Year:
2018
Publication type:
Scientific Journal (JRNL)
Primary Station(s):
Rocky Mountain Research Station
Source:
Forests. 9: 121.
Description
An important task in forest residue recovery operations is to select the most cost-efficient feedstock logistics system for a given distribution of residue piles, road access, and available machinery. Notable considerations include inaccessibility of treatment units to large chip vans and frequent, long-distance mobilization of forestry equipment required to process dispersed residues. In this study, we present optimized biomass feedstock logistics on a tree-shaped road network that take into account the following options: (1) grinding residues at the site of treatment and forwarding ground residues either directly to bioenergy facility or to a concentration yard where they are transshipped to large chip vans, (2) forwarding residues to a concentration yard where they are stored and ground directly into chip vans, and (3) forwarding residues to a nearby grinder location and forwarding the ground materials.

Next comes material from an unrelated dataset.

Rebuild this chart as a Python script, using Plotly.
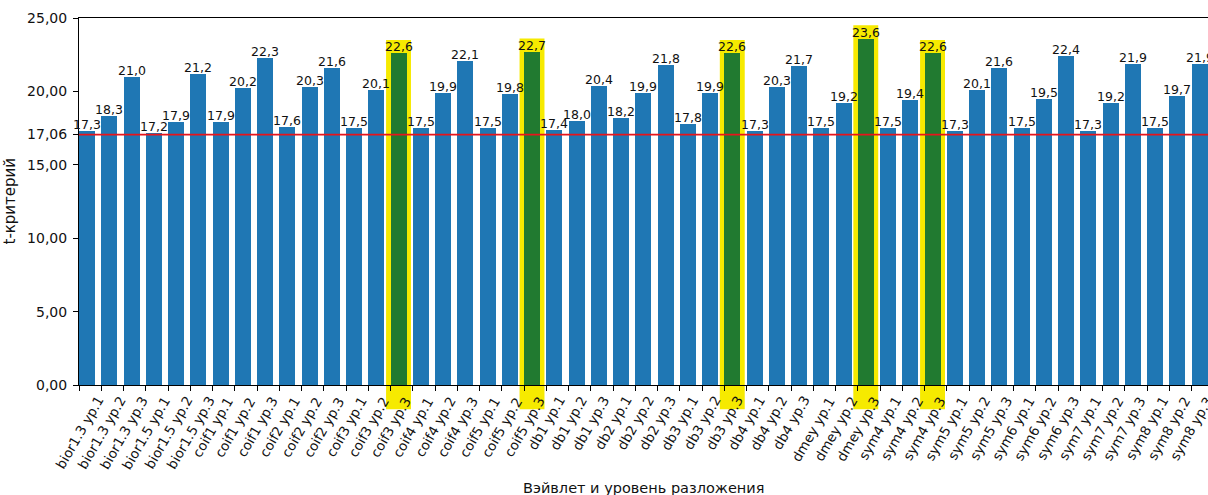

A mixed-integer programming model coupled with a network algorithm was developed to solve the problem. The model was applied to recovery operations on a study site in Colorado, USA, and the optimal solution reduced the cost of logistics up to 11% compared to the conventional system. This is an important result because this cost reduction propagates downstream through the biomass supply chain, reducing production costs for bioenergy and bioproducts.
Citation
Han, Hee; Chung, Woodam; Wells, Lucas; Anderson, Nathaniel. 2018. Optimizing biomass feedstock logistics for forest residue processing and transportation on a tree-shaped road network. Forests. 9: 121.